[Start DATA BLOCK]

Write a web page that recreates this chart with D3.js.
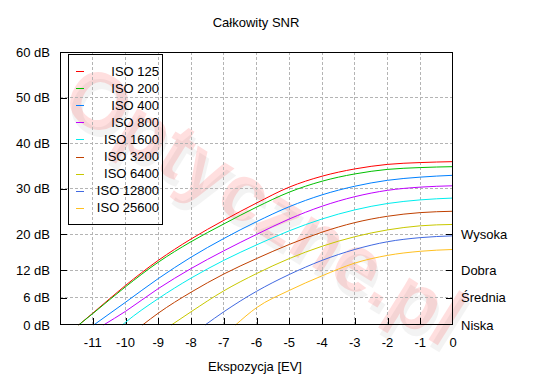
<!DOCTYPE html>
<html><head><meta charset="utf-8">
<script src="https://cdn.jsdelivr.net/npm/d3@7"></script>
<style>
body{margin:0;background:#fff}
svg{display:block}
text{font-family:"Liberation Sans",Arial,sans-serif;font-size:13px;fill:#000}
</style>
</head><body><svg id="c" width="550" height="380"></svg>
<script>
const evTicks = [-11,-10,-9,-8,-7,-6,-5,-4,-3,-2,-1,0];
const dbTicks = [0,6,12,20,30,40,50,60];
const dbLabels = ["0 dB","6 dB","12 dB","20 dB","30 dB","40 dB","50 dB","60 dB"];
const qualityTicks = [20,12,6,0];
const qualityLabels = ["Wysoka","Dobra","Średnia","Niska"];
const isoLabels = ["ISO 125","ISO 200","ISO 400","ISO 800","ISO 1600","ISO 3200","ISO 6400","ISO 12800","ISO 25600"];
const isoColors = ["#ff0000","#00c000","#0080ff","#c000ff","#00eeee","#c04000","#c8c800","#4169e1","#ffc020"];
const startEV = [-11.43,-11.43,-10.97,-10.67,-10.1,-9.48,-8.6,-7.57,-6.64];
const snr125   = [2.6, 8.7, 14.2, 18.9, 23.0, 26.8, 30.3, 32.7, 34.3, 35.3, 35.7, 35.9];
const snr200   = [2.5, 8.4, 13.8, 18.3, 22.2, 25.9, 29.2, 31.6, 33.2, 34.2, 34.6, 34.8];
const snr400   = [null, 5.0, 10.2, 14.9, 19.0, 22.7, 26.0, 28.6, 30.5, 31.8, 32.5, 32.9];
const snr800   = [null, 3.0, 8.0, 12.4, 16.3, 19.9, 23.3, 26.1, 28.2, 29.6, 30.3, 30.6];
const snr1600  = [null, 0.6, 5.8, 10.3, 14.2, 17.6, 20.7, 23.3, 25.3, 26.7, 27.5, 27.9];
const snr3200  = [null, null, 2.6, 7.2, 11.2, 14.6, 17.7, 20.4, 22.5, 23.9, 24.7, 25.0];
const snr6400  = [null, null, null, 2.9, 7.5, 11.3, 14.6, 17.3, 19.4, 20.9, 21.8, 22.1];
const snr12800 = [null, null, null, null, 2.9, 7.4, 11.1, 14.2, 16.6, 18.3, 19.2, 19.6];
const snr25600 = [null, null, null, null, null, 3.8, 7.6, 10.8, 13.6, 15.3, 16.2, 16.6];
const allSeries = [snr125,snr200,snr400,snr800,snr1600,snr3200,snr6400,snr12800,snr25600];

const svg = d3.select("#c");
const L = 60, R = 453, T = 52, B = 325;
const x = d3.scaleLinear().domain([-12, 0]).range([L, R]);
const y = d3.scaleLinear().domain([0, 60]).range([B, T]);

// watermark
const wm = svg.append("g").attr("transform","translate(58,108) rotate(32)");
wm.append("text").attr("x",5).attr("y",5).text("Optyczne.pl")
  .style("font-size","80px").style("font-weight","bold").style("fill","#000").style("opacity",0.045);
wm.append("text").attr("x",0).attr("y",0).text("Optyczne.pl")
  .style("font-size","80px").style("font-weight","bold").style("fill","#ff0000").style("opacity",0.12);

// grid
const grid = svg.append("g").attr("shape-rendering","crispEdges")
  .attr("stroke","#b4b4b4").attr("stroke-dasharray","3,2").attr("stroke-width",1);
evTicks.filter(d => d > -12 && d < 0).forEach(d => {
  grid.append("line").attr("x1",x(d)).attr("x2",x(d)).attr("y1",T).attr("y2",B);
});
dbTicks.filter(d => d > 0 && d < 60).forEach(d => {
  grid.append("line").attr("x1",L).attr("x2",R).attr("y1",y(d)).attr("y2",y(d));
});

// axes (inward ticks)
const xAxis = d3.axisBottom(x).tickValues(evTicks.filter(d=>d<0)).tickSize(-7).tickFormat("");
svg.append("g").attr("transform",`translate(0,${B})`).call(xAxis)
  .call(g => g.select(".domain").remove()).selectAll("line").attr("shape-rendering","crispEdges");
const yAxis = d3.axisLeft(y).tickValues(dbTicks.filter(d=>d>0&&d<60)).tickSize(-7).tickFormat("");
svg.append("g").attr("transform",`translate(${L},0)`).call(yAxis)
  .call(g => g.select(".domain").remove()).selectAll("line").attr("shape-rendering","crispEdges");
const yAxisR = d3.axisRight(y).tickValues(qualityTicks.filter(d=>d>0)).tickSize(-7).tickFormat("");
svg.append("g").attr("transform",`translate(${R},0)`).call(yAxisR)
  .call(g => g.select(".domain").remove()).selectAll("line").attr("shape-rendering","crispEdges");

// tick labels
svg.append("g").selectAll("text").data(evTicks).join("text")
  .attr("x", d => x(d)).attr("y", B + 22).attr("text-anchor","middle").text(d => d === 0 ? "0" : "-" + Math.abs(d));
svg.append("g").selectAll("text").data(dbTicks).join("text")
  .attr("x", L - 10).attr("y", d => y(d) + 4.5).attr("text-anchor","end").text((d,i) => dbLabels[i]);
svg.append("g").selectAll("text").data(qualityTicks).join("text")
  .attr("x", R + 8).attr("y", d => y(d) + 4.5).attr("text-anchor","start").text((d,i) => qualityLabels[i]);

// curves
const line = d3.line().x(d => x(d[0])).y(d => y(d[1])).curve(d3.curveMonotoneX);
allSeries.forEach((vals, i) => {
  const pts = [[startEV[i], 0]];
  evTicks.forEach((e, j) => { if (vals[j] !== null) pts.push([e, vals[j]]); });
  svg.append("path").datum(pts).attr("d", line).attr("fill","none")
    .attr("stroke", isoColors[i]).attr("stroke-width", 1);
});

// frame
svg.append("rect").attr("x",L+0.5).attr("y",T+0.5).attr("width",R-L-1).attr("height",B-T-1)
  .attr("fill","none").attr("stroke","#000").attr("stroke-width",1);

// legend
const lg = svg.append("g");
lg.append("rect").attr("x",68.5).attr("y",54.5).attr("width",94).attr("height",170)
  .attr("fill","none").attr("stroke","#000").attr("stroke-width",1);
isoLabels.forEach((lab, i) => {
  const yy = 71 + i * 17.1;
  lg.append("line").attr("x1",76).attr("x2",84).attr("y1",Math.round(yy)+0.5).attr("y2",Math.round(yy)+0.5)
    .attr("stroke", isoColors[i]).attr("stroke-width",1);
  lg.append("text").attr("x",159).attr("y",yy+4.5).attr("text-anchor","end").text(lab);
});

// titles
svg.append("text").attr("x",256).attr("y",27).attr("text-anchor","middle").text("Całkowity SNR");
svg.append("text").attr("x",255).attr("y",371).attr("text-anchor","middle").text("Ekspozycja [EV]");
</script>
</body></html>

[End DATA BLOCK]

REQUIREMENTS: Pictures are excluded; copy all other data exactly as shown.

SOLUTION BELOW:
Write a web page that recreates this chart with D3.js.
<!DOCTYPE html>
<html><head><meta charset="utf-8">
<script src="https://cdn.jsdelivr.net/npm/d3@7"></script>
<style>
body{margin:0;background:#fff}
svg{display:block}
text{font-family:"Liberation Sans",Arial,sans-serif;font-size:13px;fill:#000}
</style>
</head><body><svg id="c" width="550" height="380"></svg>
<script>
const evTicks = [-11,-10,-9,-8,-7,-6,-5,-4,-3,-2,-1,0];
const dbTicks = [0,6,12,20,30,40,50,60];
const dbLabels = ["0 dB","6 dB","12 dB","20 dB","30 dB","40 dB","50 dB","60 dB"];
const qualityTicks = [20,12,6,0];
const qualityLabels = ["Wysoka","Dobra","Średnia","Niska"];
const isoLabels = ["ISO 125","ISO 200","ISO 400","ISO 800","ISO 1600","ISO 3200","ISO 6400","ISO 12800","ISO 25600"];
const isoColors = ["#ff0000","#00c000","#0080ff","#c000ff","#00eeee","#c04000","#c8c800","#4169e1","#ffc020"];
const startEV = [-11.43,-11.43,-10.97,-10.67,-10.1,-9.48,-8.6,-7.57,-6.64];
const snr125   = [2.6, 8.7, 14.2, 18.9, 23.0, 26.8, 30.3, 32.7, 34.3, 35.3, 35.7, 35.9];
const snr200   = [2.5, 8.4, 13.8, 18.3, 22.2, 25.9, 29.2, 31.6, 33.2, 34.2, 34.6, 34.8];
const snr400   = [null, 5.0, 10.2, 14.9, 19.0, 22.7, 26.0, 28.6, 30.5, 31.8, 32.5, 32.9];
const snr800   = [null, 3.0, 8.0, 12.4, 16.3, 19.9, 23.3, 26.1, 28.2, 29.6, 30.3, 30.6];
const snr1600  = [null, 0.6, 5.8, 10.3, 14.2, 17.6, 20.7, 23.3, 25.3, 26.7, 27.5, 27.9];
const snr3200  = [null, null, 2.6, 7.2, 11.2, 14.6, 17.7, 20.4, 22.5, 23.9, 24.7, 25.0];
const snr6400  = [null, null, null, 2.9, 7.5, 11.3, 14.6, 17.3, 19.4, 20.9, 21.8, 22.1];
const snr12800 = [null, null, null, null, 2.9, 7.4, 11.1, 14.2, 16.6, 18.3, 19.2, 19.6];
const snr25600 = [null, null, null, null, null, 3.8, 7.6, 10.8, 13.6, 15.3, 16.2, 16.6];
const allSeries = [snr125,snr200,snr400,snr800,snr1600,snr3200,snr6400,snr12800,snr25600];

const svg = d3.select("#c");
const L = 60, R = 453, T = 52, B = 325;
const x = d3.scaleLinear().domain([-12, 0]).range([L, R]);
const y = d3.scaleLinear().domain([0, 60]).range([B, T]);

// watermark
const wm = svg.append("g").attr("transform","translate(58,108) rotate(32)");
wm.append("text").attr("x",5).attr("y",5).text("Optyczne.pl")
  .style("font-size","80px").style("font-weight","bold").style("fill","#000").style("opacity",0.045);
wm.append("text").attr("x",0).attr("y",0).text("Optyczne.pl")
  .style("font-size","80px").style("font-weight","bold").style("fill","#ff0000").style("opacity",0.12);

// grid
const grid = svg.append("g").attr("shape-rendering","crispEdges")
  .attr("stroke","#b4b4b4").attr("stroke-dasharray","3,2").attr("stroke-width",1);
evTicks.filter(d => d > -12 && d < 0).forEach(d => {
  grid.append("line").attr("x1",x(d)).attr("x2",x(d)).attr("y1",T).attr("y2",B);
});
dbTicks.filter(d => d > 0 && d < 60).forEach(d => {
  grid.append("line").attr("x1",L).attr("x2",R).attr("y1",y(d)).attr("y2",y(d));
});

// axes (inward ticks)
const xAxis = d3.axisBottom(x).tickValues(evTicks.filter(d=>d<0)).tickSize(-7).tickFormat("");
svg.append("g").attr("transform",`translate(0,${B})`).call(xAxis)
  .call(g => g.select(".domain").remove()).selectAll("line").attr("shape-rendering","crispEdges");
const yAxis = d3.axisLeft(y).tickValues(dbTicks.filter(d=>d>0&&d<60)).tickSize(-7).tickFormat("");
svg.append("g").attr("transform",`translate(${L},0)`).call(yAxis)
  .call(g => g.select(".domain").remove()).selectAll("line").attr("shape-rendering","crispEdges");
const yAxisR = d3.axisRight(y).tickValues(qualityTicks.filter(d=>d>0)).tickSize(-7).tickFormat("");
svg.append("g").attr("transform",`translate(${R},0)`).call(yAxisR)
  .call(g => g.select(".domain").remove()).selectAll("line").attr("shape-rendering","crispEdges");

// tick labels
svg.append("g").selectAll("text").data(evTicks).join("text")
  .attr("x", d => x(d)).attr("y", B + 22).attr("text-anchor","middle").text(d => d === 0 ? "0" : "-" + Math.abs(d));
svg.append("g").selectAll("text").data(dbTicks).join("text")
  .attr("x", L - 10).attr("y", d => y(d) + 4.5).attr("text-anchor","end").text((d,i) => dbLabels[i]);
svg.append("g").selectAll("text").data(qualityTicks).join("text")
  .attr("x", R + 8).attr("y", d => y(d) + 4.5).attr("text-anchor","start").text((d,i) => qualityLabels[i]);

// curves
const line = d3.line().x(d => x(d[0])).y(d => y(d[1])).curve(d3.curveMonotoneX);
allSeries.forEach((vals, i) => {
  const pts = [[startEV[i], 0]];
  evTicks.forEach((e, j) => { if (vals[j] !== null) pts.push([e, vals[j]]); });
  svg.append("path").datum(pts).attr("d", line).attr("fill","none")
    .attr("stroke", isoColors[i]).attr("stroke-width", 1);
});

// frame
svg.append("rect").attr("x",L+0.5).attr("y",T+0.5).attr("width",R-L-1).attr("height",B-T-1)
  .attr("fill","none").attr("stroke","#000").attr("stroke-width",1);

// legend
const lg = svg.append("g");
lg.append("rect").attr("x",68.5).attr("y",54.5).attr("width",94).attr("height",170)
  .attr("fill","none").attr("stroke","#000").attr("stroke-width",1);
isoLabels.forEach((lab, i) => {
  const yy = 71 + i * 17.1;
  lg.append("line").attr("x1",76).attr("x2",84).attr("y1",Math.round(yy)+0.5).attr("y2",Math.round(yy)+0.5)
    .attr("stroke", isoColors[i]).attr("stroke-width",1);
  lg.append("text").attr("x",159).attr("y",yy+4.5).attr("text-anchor","end").text(lab);
});

// titles
svg.append("text").attr("x",256).attr("y",27).attr("text-anchor","middle").text("Całkowity SNR");
svg.append("text").attr("x",255).attr("y",371).attr("text-anchor","middle").text("Ekspozycja [EV]");
</script>
</body></html>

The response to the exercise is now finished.